O prêmio Ostrovsky Family Fund, foi destinado à artista Thanh Hoang por seu trabalho Nikki's Here, 2018. A poética dessa obra em vídeo encarna uma série de questões contemporâneas ao abordar as relações de trabalho, a intimidade e a resistência à alienação. É notável o uso da duração da obra e a inventividade do estilo visual e narrativo da artista.

Dos dois prêmios de aquisição, o primeiro Prêmio Sesc de Arte Contemporânea foi concedido ao artista No Martins por sua série de pinturas #JaBasta!, 2019. Estes retratos são uma notável declaração de afirmação e protesto. Os trabalhos se relacionam com a história da arte do retrato com uma mensagem urgente contra o racismo e a desigualdade. Empregam escala, um olhar revolucionário, políticas e mídias subversivas para criar um assertivo e poderoso chamado à ação.

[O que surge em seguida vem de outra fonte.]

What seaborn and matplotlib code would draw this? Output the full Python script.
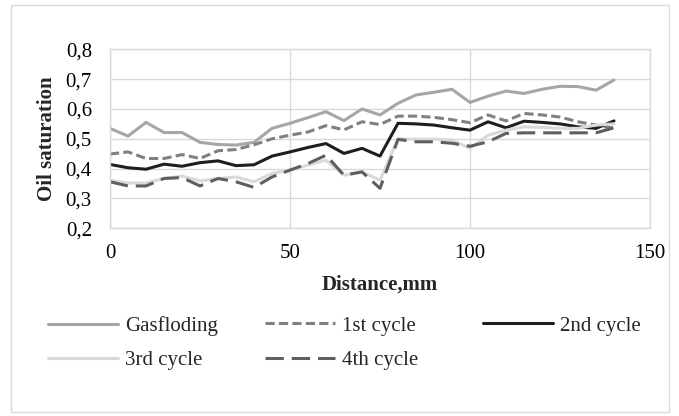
import pandas as pd
import matplotlib
matplotlib.use("Agg")
import matplotlib.pyplot as plt
import seaborn as sns
from matplotlib.patches import Rectangle

sns.set_theme(style="whitegrid")
plt.rcParams["font.family"] = ["Liberation Serif", "DejaVu Serif"]

# Data
distance = [0, 5, 10, 15, 20, 25, 30, 35, 40, 45, 50, 55, 60, 65, 70,
            75, 80, 85, 90, 95, 100, 105, 110, 115, 120, 125, 130, 135, 140]
gasfloding = [0.535, 0.509, 0.555, 0.521, 0.521, 0.488, 0.481, 0.479, 0.488, 0.535,
              0.552, 0.571, 0.591, 0.561, 0.600, 0.580, 0.619, 0.647, 0.656, 0.666,
              0.622, 0.643, 0.660, 0.652, 0.666, 0.676, 0.675, 0.663, 0.697]
cycle1 = [0.449, 0.456, 0.434, 0.434, 0.447, 0.434, 0.460, 0.464, 0.480, 0.500,
          0.512, 0.523, 0.544, 0.530, 0.557, 0.548, 0.576, 0.576, 0.572, 0.564,
          0.554, 0.580, 0.560, 0.585, 0.580, 0.573, 0.557, 0.546, 0.535]
cycle2 = [0.414, 0.403, 0.398, 0.415, 0.408, 0.420, 0.426, 0.410, 0.413, 0.442,
          0.456, 0.471, 0.484, 0.451, 0.468, 0.442, 0.552, 0.550, 0.546, 0.537,
          0.529, 0.557, 0.537, 0.559, 0.555, 0.550, 0.540, 0.535, 0.560]
cycle3 = [0.361, 0.352, 0.352, 0.367, 0.375, 0.359, 0.367, 0.372, 0.356, 0.384,
          0.395, 0.412, 0.428, 0.378, 0.389, 0.361, 0.500, 0.499, 0.499, 0.496,
          0.468, 0.512, 0.529, 0.540, 0.538, 0.535, 0.535, 0.546, 0.550]
cycle4 = [0.356, 0.342, 0.342, 0.367, 0.370, 0.342, 0.367, 0.356, 0.337, 0.372,
          0.395, 0.417, 0.445, 0.378, 0.389, 0.334, 0.498, 0.490, 0.490, 0.485,
          0.475, 0.490, 0.518, 0.520, 0.520, 0.520, 0.520, 0.520, 0.537]

series_names = ["Gasfloding", "1st cycle", "2nd cycle", "3rd cycle", "4th cycle"]
series_values = [gasfloding, cycle1, cycle2, cycle3, cycle4]

df = pd.concat(
    [pd.DataFrame({"distance": distance, "saturation": vals, "series": name})
     for name, vals in zip(series_names, series_values)],
    ignore_index=True,
)

palette = {
    "Gasfloding": "#a6a6a6",
    "1st cycle": "#808080",
    "2nd cycle": "#1e1e1e",
    "3rd cycle": "#d9d9d9",
    "4th cycle": "#5f5f5f",
}
dashes = {
    "Gasfloding": "",
    "1st cycle": (3, 1.4),
    "2nd cycle": "",
    "3rd cycle": "",
    "4th cycle": (6, 2.6),
}

W, H = 679, 416
fig = plt.figure(figsize=(W / 100, H / 100), dpi=100)
ax = fig.add_axes([110 / W, 1 - 228.3 / H, 540 / W, 179 / H])

sns.lineplot(
    data=df, x="distance", y="saturation", hue="series", style="series",
    palette=palette, dashes=dashes, hue_order=series_names, style_order=series_names,
    linewidth=2.2, ax=ax, legend=True,
)

ax.set_xlim(0, 150)
ax.set_ylim(0.2, 0.8)
ax.set_xticks([0, 50, 100, 150])
ax.set_yticks([0.2, 0.3, 0.4, 0.5, 0.6, 0.7, 0.8])
ax.set_yticklabels([f"{v:.1f}".replace(".", ",") for v in ax.get_yticks()])
ax.grid(True, color="#d9d9d9", linewidth=1.0)
for s in ax.spines.values():
    s.set_color("#d9d9d9")
    s.set_linewidth(1.0)
ax.tick_params(axis="both", labelsize=15, length=0, colors="black")
ax.tick_params(axis="y", pad=13)
ax.tick_params(axis="x", pad=11)
ax.set_xlabel("Distance,mm", fontsize=15, fontweight="bold", labelpad=9)
ax.set_ylabel("Oil saturation", fontsize=15, fontweight="bold", labelpad=6)

# legend below: three separate columns, placed like the reference
handles, labels = ax.get_legend_handles_labels()
hmap = dict(zip(labels, handles))
ax.get_legend().remove()
columns = [(48, ["Gasfloding", "3rd cycle"]),
           (265, ["1st cycle", "4th cycle"]),
           (483, ["2nd cycle"])]
for x0, names in columns:
    fig.legend([hmap[k] for k in names], names, frameon=False, fontsize=15,
               handlelength=3.35, handletextpad=0.33, labelspacing=0.72,
               borderpad=0, borderaxespad=0, loc="upper left",
               bbox_to_anchor=(x0 / W, 1 - 316 / H))

# outer chart border
fig.patches.append(Rectangle((11 / W, 4 / H), 658 / W, 407 / H, transform=fig.transFigure,
                             fill=False, edgecolor="#d9d9d9", linewidth=1.0))

fig.savefig("out.png", dpi=100)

O segundo Prêmio Sesc de Arte Contemporânea foi concedido ao coletivo Movimento de Luta Nos Bairros, Vilas e Favelas, por seu trabalho Conte isso àqueles que dizem que fomos derrotados, 2018. O vídeo representa uma ação coletiva, significativa dos movimentos sociais e civis que respondem à injustiça no Brasil, que por sua vez correspondem em grande parte a todo o mundo. O trabalho fala a um presente de suspense e a um futuro social desejado. A lente ativa se combina à ação da comunidade. O resultado é tremendamente vibrante.

O júri concordou por unanimidade em conceder o prêmio Estado da Arte à artista Gabriela Golder por sua seminal instalação de vídeo em quatro canais, Laboratorio de invención social (O posibles formas de construcción colectiva), 2018. Este trabalho é um acúmulo de conhecimento de coletivos e cooperativas para criar uma ferramenta eficaz de mudança, destinada a trabalhadores de todo o mundo. A artista apela ao agenciamento de possíveis maneiras de controlar e organizar a economia, em direção à equidade. Trata-se de uma possível fórmula descolonizadora, de resistência às realidades e ruínas capitalistas e industriais. A instalação propõe uma sincronicidade visual, relacionando seres humanos, máquinas e os resultados de seu trabalho, para criar uma unidade de vozes, ações e vidas.